In this episode of AI Unveiled, I sit down with Jean-Louis Quéguiner, Founder and CEO of Gladia, a cutting-edge audio infrastructure platform powering voice-first applications. Gladia’s mission? To make voice the ultimate interface for human and machine interactions, starting with state-of-the-art transcription.
Jean-Louis shares his journey from leading AI and big data infrastructure at OVHcloud to launching Gladia, and how the company pivoted from offering 500 APIs to focusing exclusively on voice solutions. He dives into the challenges of building and maintaining real-time voice infrastructure and tackling hallucinations in speech-to-text. Gladia doesn’t do pre-training and instead fine-tunes foundational models. We discuss the risk of commoditization as multimodal models mature and how Gladia is able to differentiate by ingesting and modeling their customer’s specific business context and data,
The conversation explores AI’s impact on industries like healthcare, education, and law, as well as the future of real-time transcription and multimodal AI. Jean-Louis also provides insights into the importance of customer intimacy, how Gladia competes with hyperscalers, and why a long-term focus on real-world business problems is more important than chasing hype.
Tune in to learn how Gladia is redefining voice as the interface of the future and what it takes to build a high-impact AI infrastructure company.
Enjoy!
Timestamps
* 4:58 – What should come first: product or customer development?

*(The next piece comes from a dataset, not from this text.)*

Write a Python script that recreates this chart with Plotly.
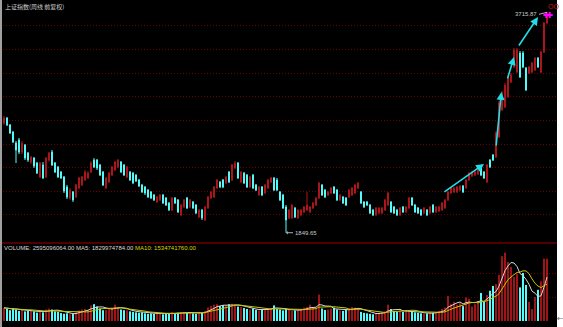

* 9:41 – Industries that will be most impacted by voice AI
* 14:25 – Tackling hallucination
* 39:56 – The impact of multimodal AI
* 44:48 – How AI founders can stay ahead of trends
Highlighted Excerpts:
JEAN-LOUIS: I think there’s something that you see with second time founders a lot. I’m meeting a lot of them because I’m having problems that they used to have. And it’s funny to see how they are not running heads down into an idea. When you have first-time founders, you have people that are burning, crazy amounts of energy to build something because they are just crazy.
They love the idea, and they want to go through it. When you see second-time founders, they are more like calm people. They study the market better. They don’t write a single line of code. They talk to as many people as possible. They don’t write anything until they find a market. So you don’t have the same energy, but you have more efficiency.
JEAN-LOUIS: When you’re a tech founder, you think the more features you have, the better it is. It’s not the case. You need to be extremely focused, and by doing everything, I realized we were doing nothing.
JEAN-LOUIS: Voice is the most natural way for humans to interact, not just with each other but also with machines. The interaction between humans and machines will only become more natural over time.